Task directions
Lines containing the word "with" are to be located and copied.

Provided records
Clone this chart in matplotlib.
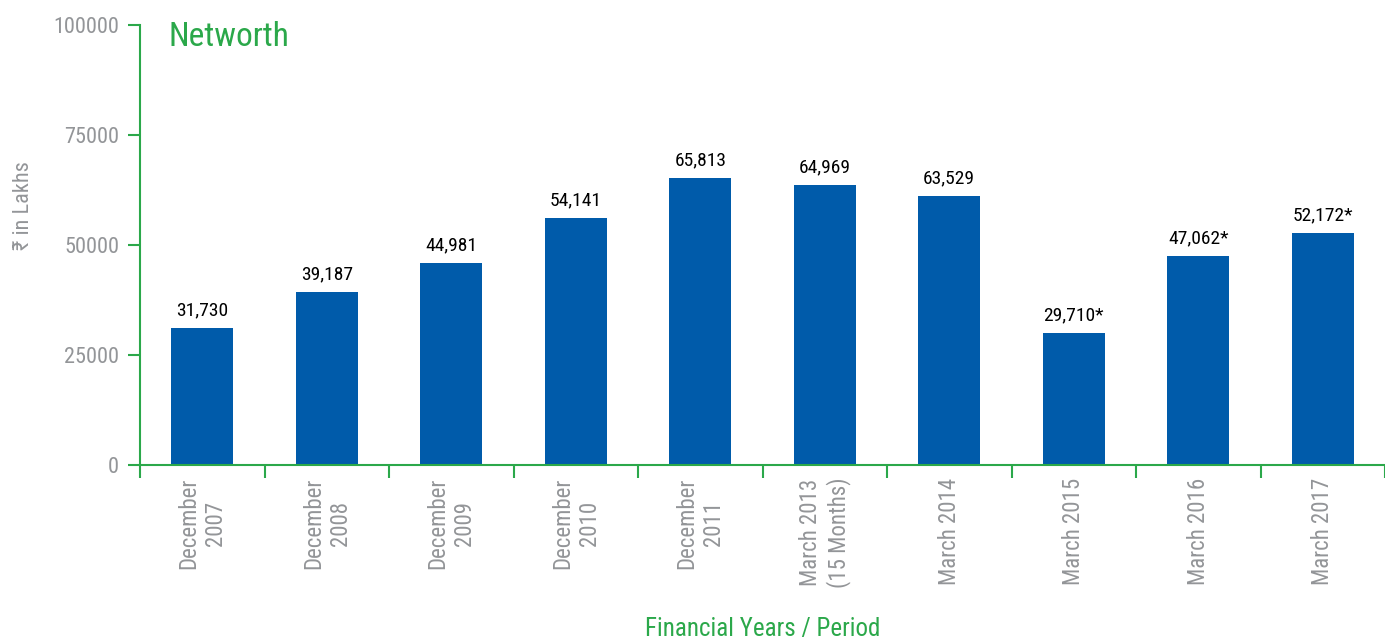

* * *

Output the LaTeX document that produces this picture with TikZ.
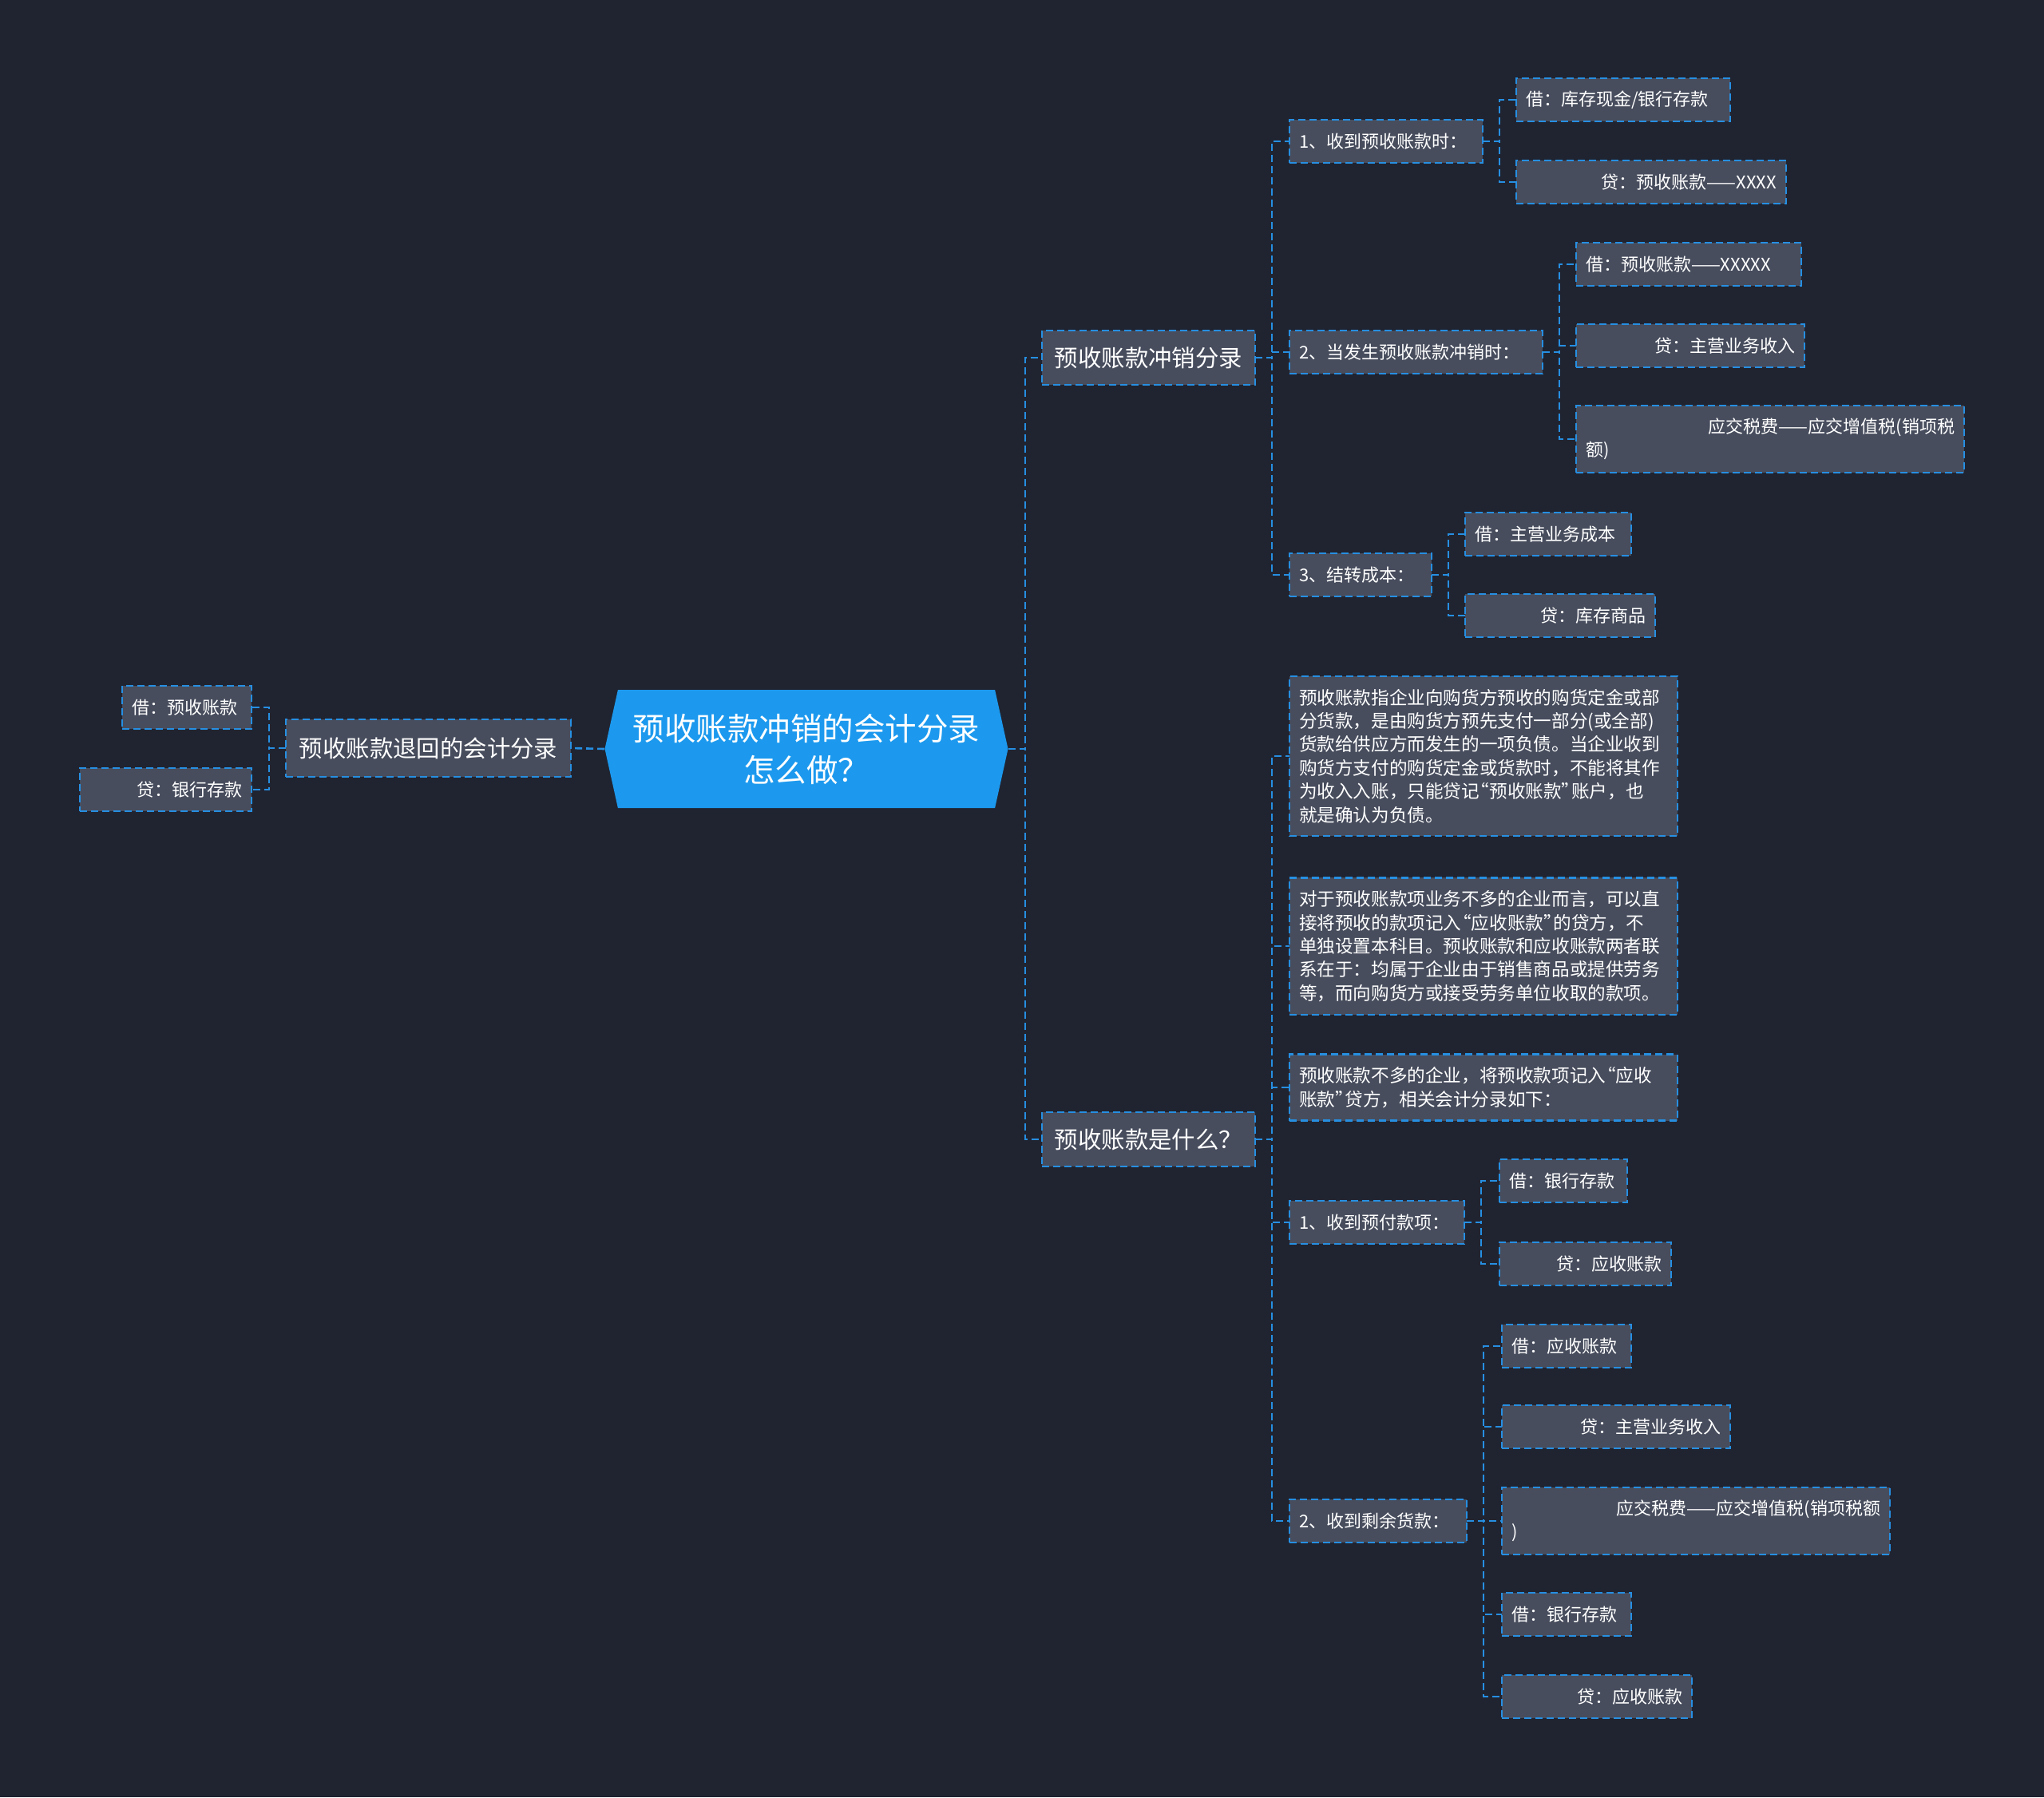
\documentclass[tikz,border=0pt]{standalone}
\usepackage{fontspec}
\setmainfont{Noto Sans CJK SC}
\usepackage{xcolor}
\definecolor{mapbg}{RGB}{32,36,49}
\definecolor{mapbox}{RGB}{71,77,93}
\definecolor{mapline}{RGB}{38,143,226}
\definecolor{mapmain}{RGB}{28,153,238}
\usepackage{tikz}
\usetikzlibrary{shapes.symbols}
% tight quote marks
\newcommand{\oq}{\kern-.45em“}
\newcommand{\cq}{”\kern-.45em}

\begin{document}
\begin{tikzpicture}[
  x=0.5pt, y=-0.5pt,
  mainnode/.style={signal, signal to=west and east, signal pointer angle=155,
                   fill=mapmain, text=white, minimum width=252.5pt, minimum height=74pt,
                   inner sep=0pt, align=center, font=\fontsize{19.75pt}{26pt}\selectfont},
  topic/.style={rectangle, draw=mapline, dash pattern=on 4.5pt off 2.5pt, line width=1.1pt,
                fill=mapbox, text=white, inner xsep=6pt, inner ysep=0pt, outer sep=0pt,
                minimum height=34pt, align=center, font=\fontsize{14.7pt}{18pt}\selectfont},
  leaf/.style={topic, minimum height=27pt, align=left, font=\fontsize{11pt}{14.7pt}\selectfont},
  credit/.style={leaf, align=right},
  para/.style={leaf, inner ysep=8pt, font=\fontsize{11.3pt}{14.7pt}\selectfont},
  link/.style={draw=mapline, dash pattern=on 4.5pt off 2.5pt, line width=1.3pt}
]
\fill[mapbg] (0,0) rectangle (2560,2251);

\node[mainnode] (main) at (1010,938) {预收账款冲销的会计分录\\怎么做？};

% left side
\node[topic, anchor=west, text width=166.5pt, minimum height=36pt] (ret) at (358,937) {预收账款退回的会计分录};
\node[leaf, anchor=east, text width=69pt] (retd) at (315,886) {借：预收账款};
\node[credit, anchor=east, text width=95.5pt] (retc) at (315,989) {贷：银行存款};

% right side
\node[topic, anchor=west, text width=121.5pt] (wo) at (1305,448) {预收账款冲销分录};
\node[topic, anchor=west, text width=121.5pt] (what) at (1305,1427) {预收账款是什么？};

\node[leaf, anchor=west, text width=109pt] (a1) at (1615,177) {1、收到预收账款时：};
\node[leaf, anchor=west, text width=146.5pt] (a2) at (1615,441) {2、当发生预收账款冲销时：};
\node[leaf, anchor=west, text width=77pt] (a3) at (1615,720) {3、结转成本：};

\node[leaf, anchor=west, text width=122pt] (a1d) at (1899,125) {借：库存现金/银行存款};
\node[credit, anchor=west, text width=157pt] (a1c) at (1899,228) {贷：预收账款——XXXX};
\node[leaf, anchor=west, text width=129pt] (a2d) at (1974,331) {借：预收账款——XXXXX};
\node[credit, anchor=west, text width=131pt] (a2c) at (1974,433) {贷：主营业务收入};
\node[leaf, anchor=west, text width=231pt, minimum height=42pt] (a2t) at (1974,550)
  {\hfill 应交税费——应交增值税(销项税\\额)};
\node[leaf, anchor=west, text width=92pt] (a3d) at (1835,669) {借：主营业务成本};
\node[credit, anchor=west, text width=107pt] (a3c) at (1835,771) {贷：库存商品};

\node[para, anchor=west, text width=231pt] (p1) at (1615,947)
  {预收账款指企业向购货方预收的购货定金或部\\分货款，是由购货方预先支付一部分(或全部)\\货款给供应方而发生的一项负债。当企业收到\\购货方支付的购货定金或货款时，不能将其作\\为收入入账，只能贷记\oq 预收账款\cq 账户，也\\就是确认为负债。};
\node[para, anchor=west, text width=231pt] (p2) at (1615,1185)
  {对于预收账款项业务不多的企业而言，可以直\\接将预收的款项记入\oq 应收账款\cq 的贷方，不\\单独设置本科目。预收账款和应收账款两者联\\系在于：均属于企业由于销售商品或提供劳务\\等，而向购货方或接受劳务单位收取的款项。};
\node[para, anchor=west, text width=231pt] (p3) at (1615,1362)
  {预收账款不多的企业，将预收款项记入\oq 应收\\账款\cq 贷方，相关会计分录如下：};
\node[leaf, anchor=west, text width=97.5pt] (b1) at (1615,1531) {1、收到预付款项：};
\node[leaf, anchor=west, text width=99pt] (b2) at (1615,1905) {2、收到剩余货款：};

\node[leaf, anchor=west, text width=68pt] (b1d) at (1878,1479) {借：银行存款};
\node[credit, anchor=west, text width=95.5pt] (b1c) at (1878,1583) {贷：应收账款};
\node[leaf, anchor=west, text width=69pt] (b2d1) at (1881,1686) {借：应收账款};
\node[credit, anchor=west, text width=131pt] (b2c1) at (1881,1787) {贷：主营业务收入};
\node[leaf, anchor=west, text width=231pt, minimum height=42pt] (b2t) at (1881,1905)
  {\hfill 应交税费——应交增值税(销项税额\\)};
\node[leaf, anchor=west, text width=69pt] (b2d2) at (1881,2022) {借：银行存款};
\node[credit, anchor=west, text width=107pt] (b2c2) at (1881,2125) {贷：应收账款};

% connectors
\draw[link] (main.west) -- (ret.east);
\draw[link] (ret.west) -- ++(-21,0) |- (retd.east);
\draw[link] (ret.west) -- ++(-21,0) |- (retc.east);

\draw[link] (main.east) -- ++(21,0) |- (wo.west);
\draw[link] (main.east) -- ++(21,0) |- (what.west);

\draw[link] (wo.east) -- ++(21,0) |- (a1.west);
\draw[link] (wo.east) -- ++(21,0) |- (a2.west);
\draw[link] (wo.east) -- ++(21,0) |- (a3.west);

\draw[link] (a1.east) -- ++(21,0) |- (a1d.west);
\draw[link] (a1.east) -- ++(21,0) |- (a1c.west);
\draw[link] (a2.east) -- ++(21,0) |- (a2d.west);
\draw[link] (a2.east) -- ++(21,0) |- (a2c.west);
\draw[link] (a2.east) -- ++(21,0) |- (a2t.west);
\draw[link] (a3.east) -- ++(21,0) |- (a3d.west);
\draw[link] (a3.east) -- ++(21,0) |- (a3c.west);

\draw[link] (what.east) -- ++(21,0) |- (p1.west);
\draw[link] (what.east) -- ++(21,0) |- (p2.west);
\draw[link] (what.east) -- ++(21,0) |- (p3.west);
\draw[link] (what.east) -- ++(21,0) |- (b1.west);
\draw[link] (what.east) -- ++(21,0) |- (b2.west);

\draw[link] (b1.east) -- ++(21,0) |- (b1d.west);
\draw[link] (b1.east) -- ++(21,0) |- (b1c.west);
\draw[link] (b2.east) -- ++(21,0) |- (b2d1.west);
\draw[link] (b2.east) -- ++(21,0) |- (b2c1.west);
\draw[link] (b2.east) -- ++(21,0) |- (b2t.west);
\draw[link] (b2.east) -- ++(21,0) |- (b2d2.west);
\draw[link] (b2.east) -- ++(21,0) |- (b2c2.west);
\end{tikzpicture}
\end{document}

==

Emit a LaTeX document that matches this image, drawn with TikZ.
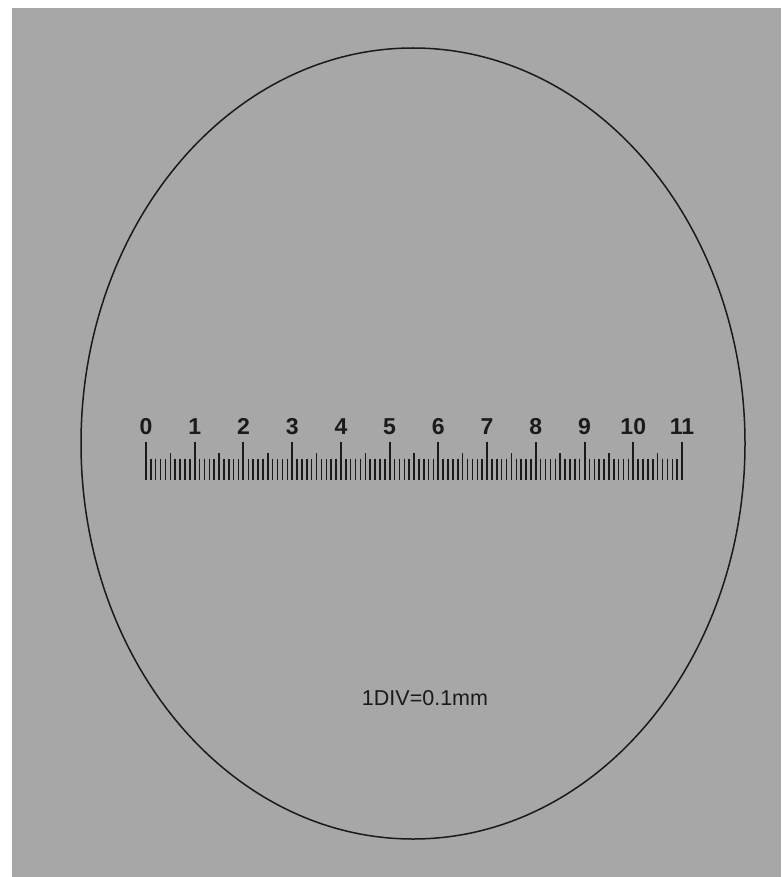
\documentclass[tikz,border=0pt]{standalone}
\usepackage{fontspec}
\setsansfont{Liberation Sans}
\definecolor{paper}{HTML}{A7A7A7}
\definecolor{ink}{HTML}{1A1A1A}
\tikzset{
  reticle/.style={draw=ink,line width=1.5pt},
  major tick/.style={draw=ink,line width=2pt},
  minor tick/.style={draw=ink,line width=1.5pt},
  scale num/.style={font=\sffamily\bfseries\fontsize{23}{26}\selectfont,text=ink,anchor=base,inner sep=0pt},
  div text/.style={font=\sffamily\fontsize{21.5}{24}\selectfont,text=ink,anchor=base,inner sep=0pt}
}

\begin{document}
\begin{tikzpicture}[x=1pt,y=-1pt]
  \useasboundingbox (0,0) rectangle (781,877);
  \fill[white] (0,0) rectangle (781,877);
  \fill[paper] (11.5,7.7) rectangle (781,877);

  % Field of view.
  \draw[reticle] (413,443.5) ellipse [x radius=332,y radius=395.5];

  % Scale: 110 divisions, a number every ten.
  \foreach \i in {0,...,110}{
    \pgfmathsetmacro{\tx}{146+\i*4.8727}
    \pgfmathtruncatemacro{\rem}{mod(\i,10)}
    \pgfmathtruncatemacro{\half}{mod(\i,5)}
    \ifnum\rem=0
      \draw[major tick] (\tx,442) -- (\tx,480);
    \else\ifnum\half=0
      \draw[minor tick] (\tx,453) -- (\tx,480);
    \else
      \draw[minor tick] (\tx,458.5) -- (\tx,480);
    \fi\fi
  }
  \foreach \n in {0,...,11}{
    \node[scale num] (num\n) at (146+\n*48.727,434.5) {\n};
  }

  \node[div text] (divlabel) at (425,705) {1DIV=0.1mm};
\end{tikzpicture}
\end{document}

Exercise result
Output the LaTeX document that produces this picture with TikZ.
Emit a LaTeX document that matches this image, drawn with TikZ.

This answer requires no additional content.